Ein einschränkendes Gefühl
Um die Emotion Scham besser einzuordnen, habe ich mit der Sozialpädagogin und Psychotherapeutin Ingrid Schmid-Bergmann gesprochen. Zunächst einmal will ich wissen, warum wir überhaupt Scham empfinden. Laut Frau Schmid-Bergmann hat dies immer was mit unseren unbefriedigten Bedürfnissen zu tun. Oft wird dieses Gefühl schon in der frühen Kindheit ausgelöst, indem Schamgefühle nicht respektiert oder verharmlost werden. Der Umgang mit Scham in der Kindheit ist also prägend für uns und beeinflusst auch sehr stark unser heranwachsendes Selbstwertgefühl: „Das Maß an Selbstwert bestimmt letztendlich das Maß an Schamgefühl. Je selbstbewusster jemand ist, umso besser kann mit dem Schamgefühl umgangen werden.“
Bewusst oder unbewusst tun wir Menschen alles dafür, Scham zu vermeiden. Unsere Scham teilen wir anderen nicht mit. Scham kann jedoch unseres Verhalten auf eine sehr einschränkende Weise beeinflussen, dies bestätigt auch Frau Schmid-Bergmann: „Scham kann das Verhalten sehr stark beeinflussen.
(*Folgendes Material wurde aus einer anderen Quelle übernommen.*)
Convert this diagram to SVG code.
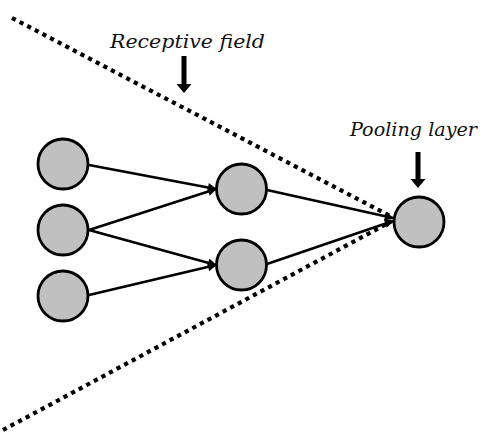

Man lebt eher ruhig, zurückgezogen. Hält sich in bestimmten, meist bekannten Kreisen auf in denen man sich sicher fühlt. Im Extremfall gehen Menschen gar nicht mehr aus dem Haus.“
Frau Schmid-Bergmann ist der Meinung, dass durch die Vorgaben in der Gesellschaft und Medien man glaubt so sein zu müssen wie dort vermittelt wird. Daraus folgt, dass alles andere schlecht und nicht konform ist, was wiederum abgewertet wird. „Deshalb redet man nicht über sich so wie man wirklich ist oder denkt und fühlt. Es entwickelt sich immer eine Form von Scham dadurch.“ – so Frau Schmid-Bergmann.
Befreiung von Scham
Um uns von dem Gefühl der Scham zu befreien, müssen wir nicht nur an unserem Selbstwertgefühl arbeiten. Wir müssen auch die Emotion enttabuisieren und dies kann nur gelingen, wenn wir anfangen, offener darüber zu sprechen. Dafür braucht es Mut und die Bereitschaft der Selbstoffenbarung. Es wird Zeit Scham neu zu denken – Scham überhaupt zu denken!